По газетным сведениям, немцы выпустили в этот день 300 снарядов, в основном на район новой Либавы, а также обстреляли госпиталь в конце старой Либавы около Розовой площади.

Так закончилась мирная жизнь, и для либавцев наступили тревожные дни.

Осколки от снарядов стали сувенирами, за которыми охотились не только дети, но и многие взрослые. Помню, вскоре после начала войны над Либавой появился дирижабль типа «Цеппелин», сбросил над заводом пару бомб, не причинив никакого вреда, и когда удирал, то его подбили за городом наши солдаты. Началось паломничество к месту катастрофы. Кусочек желтой оболочки с «Цеппелина» был у каждого ученика. Особо предприимчивые мальчишки хорошо поживились, меняя кусочки оболочки на разную мелочь.

Помню, несколько раз появлялся высоко в небе аэроплан, и по нему бесполезно стреляли из винтовок солдаты. Иногда аэроплан сбрасывал над заводом пару бомб, и этим ограничивались редкие воздушные налеты. Но все же у либавцев появился страх ожидания беды не только со стороны моря, но и с воздуха.

Началась эвакуация. Водокачку закрыли, отчиму приказали разобрать машину и погрузить в вагон. Его назначили машинистом водокачки, расположенной около паровозного депо и мастерских.

С нашей квартиры, где мы прожили семь лет, мы переселились в другую, тоже казенную, около проволочного завода. Двор нашей новой квартиры был отгорожен высоким забором завода. Виднелись заводские трубы, продырявленные немецкими снарядами.

В этом несчастливом 1914 году в нашей семье произошло изменение – родился еще один брат Петр. И уже на новой квартире заболел и умер брат Миша. Возможно, что от менингита. Похоронили его на кладбище в конце Суворовской улицы. Смерть эту особенно болезненно восприняла моя мать. Да и мы все горько плакали. Это была первая смерть в семье Гавриловых. Движимый чувством любви и жалости к умершему братику, я даже пытался сочинить стихи, посвященные его памяти. Начинались они примерно так:

«Умер наш славный братик Миша,

Над ним появилась земляная крыша».

На этих двух строчках творчество мое бесславно выдохлось. Да и дальнейшие события сложились так, что было не до сочинительства.

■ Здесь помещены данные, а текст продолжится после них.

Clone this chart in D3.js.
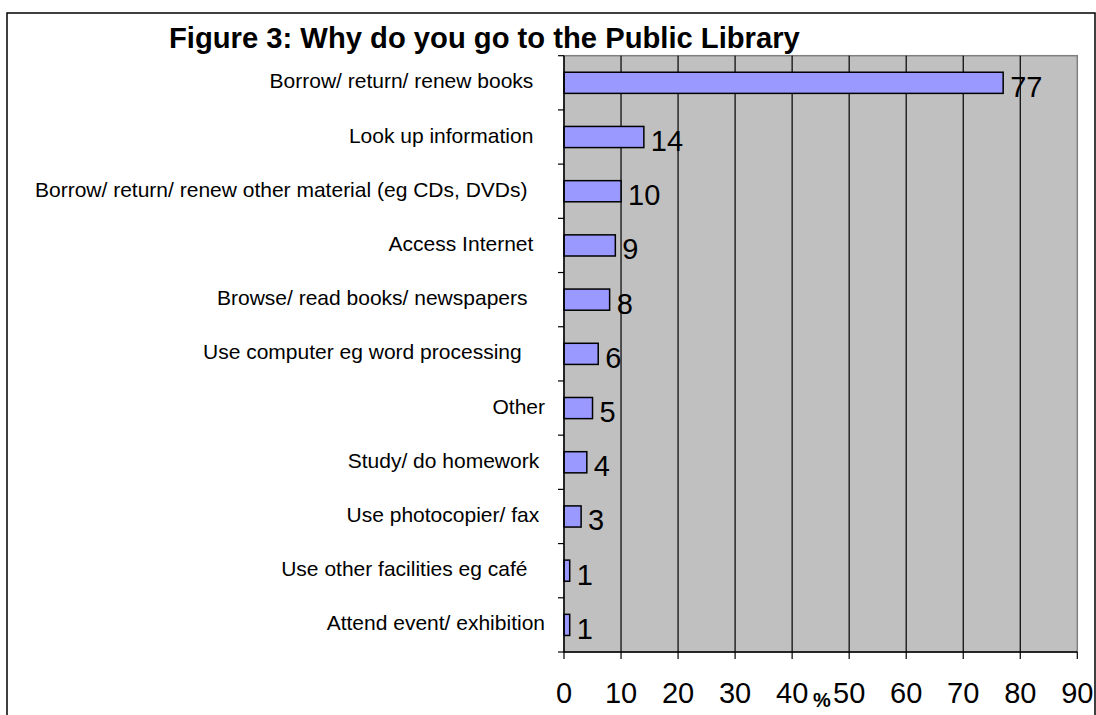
<!DOCTYPE html>
<html><head><meta charset="utf-8">
<script src="https://cdn.jsdelivr.net/npm/d3@7"></script>
<style>body{margin:0;background:#fff;} text{font-family:Arial,"Liberation Sans",sans-serif;}</style>
</head><body>
<svg id="c" width="1096" height="715"></svg>
<script>
const categories = [
  "Borrow/ return/ renew books  ",
  "Look up information  ",
  "Borrow/ return/ renew other material (eg CDs, DVDs)   ",
  "Access Internet  ",
  "Browse/ read books/ newspapers   ",
  "Use computer eg word processing    ",
  "Other",
  "Study/ do homework ",
  "Use photocopier/ fax ",
  "Use other facilities eg café   ",
  "Attend event/ exhibition"
];
const values = [77, 14, 10, 9, 8, 6, 5, 4, 3, 1, 1];
const xTicks = [0, 10, 20, 30, 40, 50, 60, 70, 80, 90];
const title = "Figure 3: Why do you go to the Public Library";
const axisTitle = "%";

const svg = d3.select("#c");
const L = 564, R = 1077.3, T = 55.7, B = 652;
const x = d3.scaleLinear().domain([0, 90]).range([L, R]);
const y = d3.scaleBand().domain(categories).range([T, B]).padding(0);
const barH = y.bandwidth() * 0.39;

// plot background
svg.append("rect").attr("x", L).attr("y", T).attr("width", R - L).attr("height", B - T)
  .attr("fill", "#C0C0C0").attr("stroke", "#808080").attr("stroke-width", 1.5);

// gridlines
svg.append("g").selectAll("line").data(xTicks.filter(d => d > 0 && d < 90)).join("line")
  .attr("x1", d => x(d)).attr("x2", d => x(d)).attr("y1", T).attr("y2", B)
  .attr("stroke", "#000").attr("stroke-width", 1.2);

// bars
svg.append("g").selectAll("rect").data(values).join("rect")
  .attr("x", x(0))
  .attr("y", (d, i) => y(categories[i]) + (y.bandwidth() - barH) / 2)
  .attr("width", d => x(d) - x(0))
  .attr("height", barH)
  .attr("fill", "#9999FF").attr("stroke", "#000").attr("stroke-width", 1.5);

// value labels
svg.append("g").selectAll("text").data(values).join("text")
  .attr("x", d => x(d) + 7)
  .attr("y", (d, i) => y(categories[i]) + y.bandwidth() / 2 + 14)
  .attr("font-size", 29).attr("fill", "#000")
  .text(d => d);

// y axis
const yAxis = svg.append("g");
yAxis.append("line").attr("x1", L).attr("x2", L).attr("y1", T).attr("y2", B)
  .attr("stroke", "#000").attr("stroke-width", 1.5);
const bounds = categories.map(c => y(c)).concat([B]);
yAxis.selectAll("line.tk").data(bounds).join("line").attr("class", "tk")
  .attr("x1", L - 6).attr("x2", L).attr("y1", d => d).attr("y2", d => d)
  .attr("stroke", "#000").attr("stroke-width", 1.2);
yAxis.selectAll("text").data(categories).join("text")
  .attr("x", 545).attr("y", d => y(d) + y.bandwidth() / 2 - 2)
  .attr("text-anchor", "end").attr("dominant-baseline", "central")
  .attr("font-size", 21).style("white-space", "pre")
  .text(d => d);

// x axis
const xAxis = svg.append("g");
xAxis.append("line").attr("x1", L).attr("x2", R).attr("y1", B).attr("y2", B)
  .attr("stroke", "#000").attr("stroke-width", 1.5);
xAxis.selectAll("line.tk").data(xTicks).join("line").attr("class", "tk")
  .attr("x1", d => x(d)).attr("x2", d => x(d)).attr("y1", B).attr("y2", B + 7)
  .attr("stroke", "#000").attr("stroke-width", 1.2);
xAxis.selectAll("text").data(xTicks).join("text")
  .attr("x", d => x(d)).attr("y", 703)
  .attr("text-anchor", "middle").attr("font-size", 29)
  .text(d => d);
svg.append("text").attr("x", 822).attr("y", 707).attr("text-anchor", "middle")
  .attr("font-size", 20).attr("font-weight", "bold").text(axisTitle);

// title
svg.append("text").attr("x", 169).attr("y", 48).attr("font-size", 29.2).attr("font-weight", "bold")
  .text(title);

// frame
svg.append("rect").attr("x", 7).attr("y", 13).attr("width", 1088).attr("height", 720)
  .attr("fill", "none").attr("stroke", "#000").attr("stroke-width", 1.5);
</script>
</body></html>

Я уже перешел в последнее, пятое, отделение в 1914–1915 учебном году. В этом отделении появился новый предмет – «Гигиена и подача первой помощи». Осваивал я эту помощь на тройку. Улучшений в отметках против прежнего не было – средняя тройка. Оно и неудивительно – ученье уже не шло на ум. На уроках не столько прислушивались к словам учителя, сколько к шумам за окном. Если люди на улице не шли, а бежали, значит, что-то заметили, может быть, эскадру на море или самолет. Тогда и мы срывались и выбегали на улицу. Правда, было много случаев необоснованной паники, но были и обстрелы с моря, и бомбы с аэроплана. Тревожно жили. Следили за движением немцев на фронтах, и каждый день приносил невеселые новости. Говорили и писали о зверствах немцев над мирным населением. Наиболее предприимчивые эвакуировались из города. Особенно тревожило нас приближение немцев к Либаво-Роменской железной дороге.